TASK DESCRIPTION
Look through the listing below for the line containing "Clone this chart in Apache ECharts.". Copy it and each line after it up to and including the line containing "const intactCell = [1.9, 33.8, 45.6, 52.1, 53.5, 57.1, 60.9];", exactly, leaving out pictures.

INFORMATION GIVEN
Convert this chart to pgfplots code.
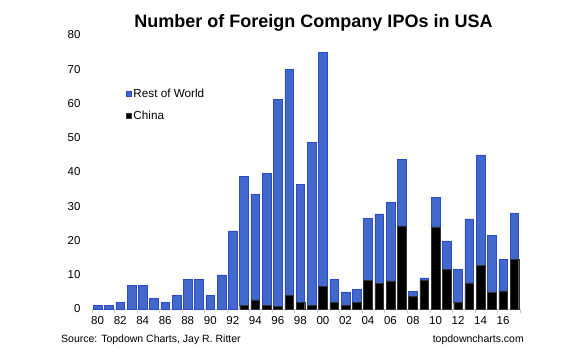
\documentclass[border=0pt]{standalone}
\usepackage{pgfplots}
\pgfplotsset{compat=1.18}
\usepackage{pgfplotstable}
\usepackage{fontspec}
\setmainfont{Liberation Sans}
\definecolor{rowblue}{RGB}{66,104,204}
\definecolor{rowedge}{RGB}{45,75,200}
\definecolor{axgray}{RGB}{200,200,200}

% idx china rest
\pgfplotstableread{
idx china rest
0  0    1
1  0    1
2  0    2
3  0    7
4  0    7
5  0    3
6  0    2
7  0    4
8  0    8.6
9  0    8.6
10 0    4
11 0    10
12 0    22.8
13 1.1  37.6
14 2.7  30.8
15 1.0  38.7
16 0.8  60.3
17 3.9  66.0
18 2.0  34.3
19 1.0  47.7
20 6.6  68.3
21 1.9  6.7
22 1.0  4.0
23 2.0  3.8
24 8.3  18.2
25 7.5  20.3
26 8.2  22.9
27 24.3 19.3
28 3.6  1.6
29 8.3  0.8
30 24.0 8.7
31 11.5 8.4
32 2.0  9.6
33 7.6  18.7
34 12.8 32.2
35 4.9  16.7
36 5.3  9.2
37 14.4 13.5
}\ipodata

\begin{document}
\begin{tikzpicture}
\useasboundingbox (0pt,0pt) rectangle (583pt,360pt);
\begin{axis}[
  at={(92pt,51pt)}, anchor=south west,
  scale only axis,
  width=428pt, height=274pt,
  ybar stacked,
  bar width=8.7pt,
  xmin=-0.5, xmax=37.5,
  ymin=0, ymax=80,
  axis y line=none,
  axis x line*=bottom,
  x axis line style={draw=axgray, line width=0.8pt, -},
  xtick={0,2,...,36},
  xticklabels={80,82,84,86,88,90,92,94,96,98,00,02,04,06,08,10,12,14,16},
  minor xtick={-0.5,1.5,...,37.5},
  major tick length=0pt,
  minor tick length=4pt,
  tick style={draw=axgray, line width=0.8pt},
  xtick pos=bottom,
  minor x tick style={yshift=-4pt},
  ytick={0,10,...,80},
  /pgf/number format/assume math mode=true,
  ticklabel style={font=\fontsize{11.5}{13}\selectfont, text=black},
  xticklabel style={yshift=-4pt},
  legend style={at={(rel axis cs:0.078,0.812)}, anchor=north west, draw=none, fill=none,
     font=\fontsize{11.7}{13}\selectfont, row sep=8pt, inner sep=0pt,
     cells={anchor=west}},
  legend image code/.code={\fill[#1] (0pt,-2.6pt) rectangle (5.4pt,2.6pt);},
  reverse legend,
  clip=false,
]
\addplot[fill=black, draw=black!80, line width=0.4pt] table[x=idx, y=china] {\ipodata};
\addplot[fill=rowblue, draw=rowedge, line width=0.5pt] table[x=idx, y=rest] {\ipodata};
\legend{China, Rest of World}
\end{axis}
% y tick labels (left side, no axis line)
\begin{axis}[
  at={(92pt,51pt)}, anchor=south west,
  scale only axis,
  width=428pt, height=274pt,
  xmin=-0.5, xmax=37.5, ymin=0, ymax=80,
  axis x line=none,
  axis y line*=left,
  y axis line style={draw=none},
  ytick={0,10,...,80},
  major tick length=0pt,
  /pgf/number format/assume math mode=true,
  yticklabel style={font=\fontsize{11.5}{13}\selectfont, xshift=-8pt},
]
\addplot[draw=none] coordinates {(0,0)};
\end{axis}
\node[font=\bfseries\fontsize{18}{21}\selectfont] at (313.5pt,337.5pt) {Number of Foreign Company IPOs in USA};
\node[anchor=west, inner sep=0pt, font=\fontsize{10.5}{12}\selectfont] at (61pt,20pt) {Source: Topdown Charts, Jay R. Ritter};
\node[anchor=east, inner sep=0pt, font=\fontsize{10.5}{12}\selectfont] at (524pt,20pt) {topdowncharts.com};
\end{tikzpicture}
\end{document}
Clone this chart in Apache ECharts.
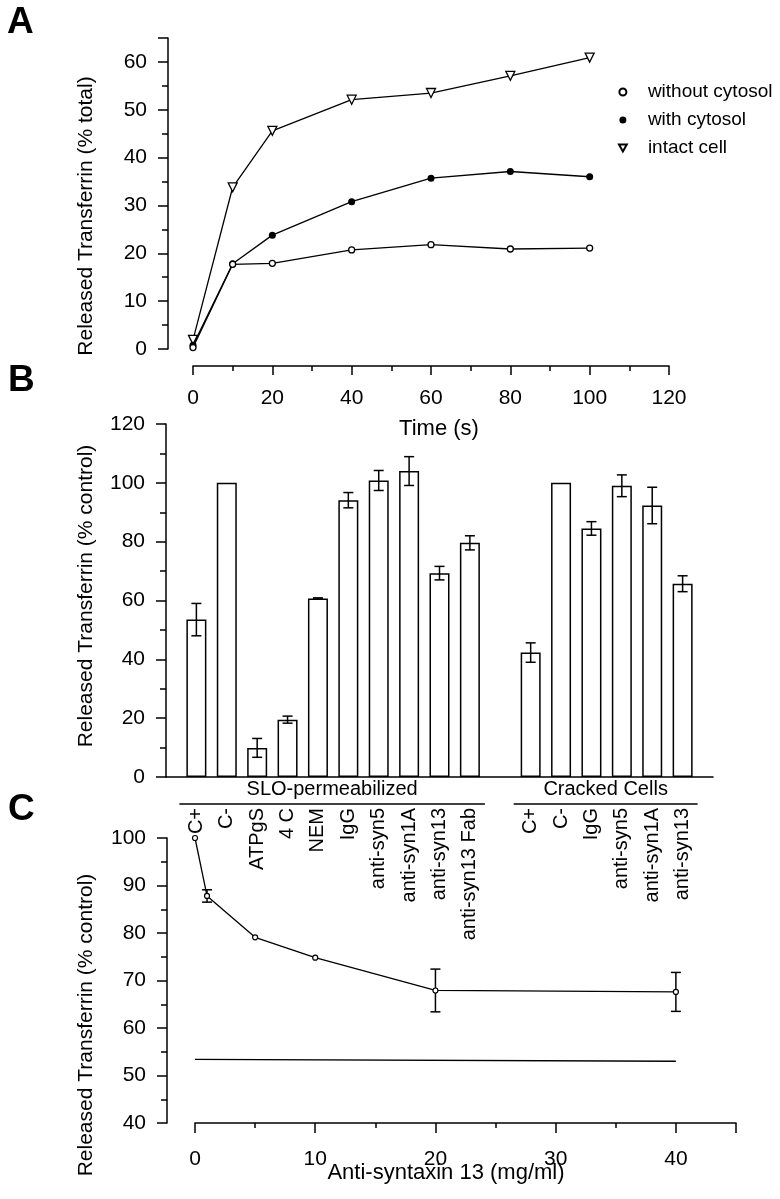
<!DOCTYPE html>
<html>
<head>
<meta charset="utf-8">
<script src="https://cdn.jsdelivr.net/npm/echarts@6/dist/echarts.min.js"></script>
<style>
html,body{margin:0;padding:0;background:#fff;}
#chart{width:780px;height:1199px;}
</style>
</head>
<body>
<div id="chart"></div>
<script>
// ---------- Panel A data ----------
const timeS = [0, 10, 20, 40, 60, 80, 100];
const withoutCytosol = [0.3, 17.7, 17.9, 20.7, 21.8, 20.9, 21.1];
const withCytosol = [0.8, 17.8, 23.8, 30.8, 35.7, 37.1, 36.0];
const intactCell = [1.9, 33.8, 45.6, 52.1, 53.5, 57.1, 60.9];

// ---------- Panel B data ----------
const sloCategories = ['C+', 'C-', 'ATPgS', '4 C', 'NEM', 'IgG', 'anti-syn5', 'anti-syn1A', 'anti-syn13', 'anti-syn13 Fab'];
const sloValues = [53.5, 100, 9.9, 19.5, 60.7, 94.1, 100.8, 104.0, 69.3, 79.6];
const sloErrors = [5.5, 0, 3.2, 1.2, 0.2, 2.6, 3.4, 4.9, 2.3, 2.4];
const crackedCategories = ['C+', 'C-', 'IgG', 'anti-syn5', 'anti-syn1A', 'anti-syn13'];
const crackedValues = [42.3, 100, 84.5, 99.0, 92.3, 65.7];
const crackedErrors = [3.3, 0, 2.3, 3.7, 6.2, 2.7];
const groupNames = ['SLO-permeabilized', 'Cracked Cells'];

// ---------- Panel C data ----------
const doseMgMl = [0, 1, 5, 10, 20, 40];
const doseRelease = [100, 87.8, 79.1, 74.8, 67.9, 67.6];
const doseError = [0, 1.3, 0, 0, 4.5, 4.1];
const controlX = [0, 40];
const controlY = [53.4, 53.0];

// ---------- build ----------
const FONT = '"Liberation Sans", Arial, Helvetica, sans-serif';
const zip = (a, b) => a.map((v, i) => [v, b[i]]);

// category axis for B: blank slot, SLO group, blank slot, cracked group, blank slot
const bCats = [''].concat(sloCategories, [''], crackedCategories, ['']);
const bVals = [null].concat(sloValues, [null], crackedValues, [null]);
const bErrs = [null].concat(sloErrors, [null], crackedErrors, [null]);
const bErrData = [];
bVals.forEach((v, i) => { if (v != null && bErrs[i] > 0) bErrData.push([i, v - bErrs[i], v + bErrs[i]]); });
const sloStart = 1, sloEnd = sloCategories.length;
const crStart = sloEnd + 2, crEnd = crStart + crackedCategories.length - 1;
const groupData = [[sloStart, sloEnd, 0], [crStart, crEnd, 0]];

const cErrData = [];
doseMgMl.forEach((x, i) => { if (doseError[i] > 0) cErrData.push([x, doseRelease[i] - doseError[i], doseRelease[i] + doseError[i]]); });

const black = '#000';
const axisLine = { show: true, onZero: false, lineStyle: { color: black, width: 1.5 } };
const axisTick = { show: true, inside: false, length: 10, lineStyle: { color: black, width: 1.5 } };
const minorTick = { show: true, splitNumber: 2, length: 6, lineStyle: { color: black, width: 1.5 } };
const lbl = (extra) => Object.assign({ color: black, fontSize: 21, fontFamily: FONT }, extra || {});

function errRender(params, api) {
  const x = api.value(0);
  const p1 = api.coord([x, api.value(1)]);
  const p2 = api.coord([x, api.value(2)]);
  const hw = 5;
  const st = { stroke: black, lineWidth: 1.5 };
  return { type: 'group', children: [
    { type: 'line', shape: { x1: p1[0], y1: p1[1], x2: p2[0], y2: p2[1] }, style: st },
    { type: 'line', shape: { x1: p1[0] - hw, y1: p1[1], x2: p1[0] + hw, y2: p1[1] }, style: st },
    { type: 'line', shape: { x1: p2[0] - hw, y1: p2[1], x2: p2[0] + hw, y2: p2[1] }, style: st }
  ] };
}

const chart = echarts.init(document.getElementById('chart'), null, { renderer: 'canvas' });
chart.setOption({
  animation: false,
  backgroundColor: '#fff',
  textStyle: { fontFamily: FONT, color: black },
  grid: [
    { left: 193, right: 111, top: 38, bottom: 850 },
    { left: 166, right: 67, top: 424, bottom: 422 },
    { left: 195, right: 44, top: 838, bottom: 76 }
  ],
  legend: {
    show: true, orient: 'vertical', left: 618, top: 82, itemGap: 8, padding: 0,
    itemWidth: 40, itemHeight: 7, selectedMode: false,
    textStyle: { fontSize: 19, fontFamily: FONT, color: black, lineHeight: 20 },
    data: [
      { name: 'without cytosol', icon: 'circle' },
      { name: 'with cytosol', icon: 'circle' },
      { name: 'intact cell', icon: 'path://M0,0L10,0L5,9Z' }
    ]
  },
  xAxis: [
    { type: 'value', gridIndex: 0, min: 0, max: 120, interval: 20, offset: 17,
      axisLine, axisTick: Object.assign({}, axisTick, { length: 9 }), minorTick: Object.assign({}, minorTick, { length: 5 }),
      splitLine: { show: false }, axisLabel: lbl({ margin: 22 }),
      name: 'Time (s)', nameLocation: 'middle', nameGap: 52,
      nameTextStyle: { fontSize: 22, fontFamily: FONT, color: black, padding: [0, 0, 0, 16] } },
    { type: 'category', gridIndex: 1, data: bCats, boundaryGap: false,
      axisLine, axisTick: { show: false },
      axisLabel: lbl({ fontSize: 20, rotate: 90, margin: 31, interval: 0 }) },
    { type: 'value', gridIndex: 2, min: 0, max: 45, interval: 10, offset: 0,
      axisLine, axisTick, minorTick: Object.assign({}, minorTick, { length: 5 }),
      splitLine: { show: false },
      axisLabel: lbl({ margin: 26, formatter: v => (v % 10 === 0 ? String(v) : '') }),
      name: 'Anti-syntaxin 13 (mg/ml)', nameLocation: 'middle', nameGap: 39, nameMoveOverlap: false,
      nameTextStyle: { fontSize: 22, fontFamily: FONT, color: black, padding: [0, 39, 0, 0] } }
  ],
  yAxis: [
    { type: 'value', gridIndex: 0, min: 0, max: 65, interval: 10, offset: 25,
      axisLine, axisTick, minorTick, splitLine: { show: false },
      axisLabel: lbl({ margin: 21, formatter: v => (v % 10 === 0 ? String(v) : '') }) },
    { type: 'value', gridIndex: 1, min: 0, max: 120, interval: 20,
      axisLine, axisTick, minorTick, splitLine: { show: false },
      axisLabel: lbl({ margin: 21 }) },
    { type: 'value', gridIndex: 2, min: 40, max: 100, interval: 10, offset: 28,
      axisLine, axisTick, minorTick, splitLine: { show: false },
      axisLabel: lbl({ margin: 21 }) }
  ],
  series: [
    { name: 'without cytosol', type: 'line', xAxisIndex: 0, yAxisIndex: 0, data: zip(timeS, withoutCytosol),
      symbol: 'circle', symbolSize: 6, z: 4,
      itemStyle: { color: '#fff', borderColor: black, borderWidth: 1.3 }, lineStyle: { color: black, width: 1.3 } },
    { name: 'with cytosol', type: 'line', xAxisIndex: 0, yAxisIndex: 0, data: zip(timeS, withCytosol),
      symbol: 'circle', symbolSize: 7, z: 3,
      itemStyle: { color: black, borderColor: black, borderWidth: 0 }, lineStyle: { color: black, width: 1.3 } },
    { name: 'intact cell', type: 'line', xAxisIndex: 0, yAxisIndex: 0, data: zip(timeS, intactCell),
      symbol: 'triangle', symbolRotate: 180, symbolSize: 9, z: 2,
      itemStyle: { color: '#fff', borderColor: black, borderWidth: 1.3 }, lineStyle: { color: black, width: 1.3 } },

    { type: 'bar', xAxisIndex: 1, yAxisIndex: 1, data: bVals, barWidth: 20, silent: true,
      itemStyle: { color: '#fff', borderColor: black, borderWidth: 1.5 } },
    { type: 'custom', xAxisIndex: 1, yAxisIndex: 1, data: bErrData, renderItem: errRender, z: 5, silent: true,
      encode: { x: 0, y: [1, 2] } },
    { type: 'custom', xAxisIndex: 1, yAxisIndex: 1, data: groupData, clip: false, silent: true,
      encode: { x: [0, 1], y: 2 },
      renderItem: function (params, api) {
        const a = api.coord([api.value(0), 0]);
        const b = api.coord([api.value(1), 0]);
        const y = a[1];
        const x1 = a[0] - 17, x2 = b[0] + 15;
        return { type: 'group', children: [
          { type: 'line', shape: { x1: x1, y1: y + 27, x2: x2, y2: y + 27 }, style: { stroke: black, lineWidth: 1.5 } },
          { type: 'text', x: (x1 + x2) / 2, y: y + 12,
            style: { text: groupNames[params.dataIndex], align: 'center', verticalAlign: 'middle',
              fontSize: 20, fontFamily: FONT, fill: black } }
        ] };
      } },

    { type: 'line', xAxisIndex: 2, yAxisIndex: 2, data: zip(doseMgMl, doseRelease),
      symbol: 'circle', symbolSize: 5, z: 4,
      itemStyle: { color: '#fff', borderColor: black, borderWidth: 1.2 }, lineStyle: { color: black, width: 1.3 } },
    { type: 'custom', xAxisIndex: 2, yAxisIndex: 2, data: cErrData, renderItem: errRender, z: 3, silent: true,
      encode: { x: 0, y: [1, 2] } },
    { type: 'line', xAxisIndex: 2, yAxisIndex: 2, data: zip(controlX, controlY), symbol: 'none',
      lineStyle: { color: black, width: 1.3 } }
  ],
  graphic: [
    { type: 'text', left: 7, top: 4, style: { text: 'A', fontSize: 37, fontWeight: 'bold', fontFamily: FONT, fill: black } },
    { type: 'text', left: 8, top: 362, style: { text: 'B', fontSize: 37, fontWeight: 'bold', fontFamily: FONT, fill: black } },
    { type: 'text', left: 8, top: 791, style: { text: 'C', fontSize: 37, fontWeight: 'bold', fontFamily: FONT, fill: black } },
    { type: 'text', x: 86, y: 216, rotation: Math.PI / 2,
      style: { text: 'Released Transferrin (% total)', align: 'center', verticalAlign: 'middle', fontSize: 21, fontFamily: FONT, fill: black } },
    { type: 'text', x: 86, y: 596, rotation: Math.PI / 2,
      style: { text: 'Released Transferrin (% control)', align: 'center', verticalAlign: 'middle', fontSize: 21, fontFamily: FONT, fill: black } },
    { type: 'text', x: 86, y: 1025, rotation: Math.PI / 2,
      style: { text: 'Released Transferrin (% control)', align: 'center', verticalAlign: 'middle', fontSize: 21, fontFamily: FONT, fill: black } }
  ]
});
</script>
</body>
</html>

RESPONSE TO THIS EXERCISE
Clone this chart in Apache ECharts.
<!DOCTYPE html>
<html>
<head>
<meta charset="utf-8">
<script src="https://cdn.jsdelivr.net/npm/echarts@6/dist/echarts.min.js"></script>
<style>
html,body{margin:0;padding:0;background:#fff;}
#chart{width:780px;height:1199px;}
</style>
</head>
<body>
<div id="chart"></div>
<script>
// ---------- Panel A data ----------
const timeS = [0, 10, 20, 40, 60, 80, 100];
const withoutCytosol = [0.3, 17.7, 17.9, 20.7, 21.8, 20.9, 21.1];
const withCytosol = [0.8, 17.8, 23.8, 30.8, 35.7, 37.1, 36.0];
const intactCell = [1.9, 33.8, 45.6, 52.1, 53.5, 57.1, 60.9];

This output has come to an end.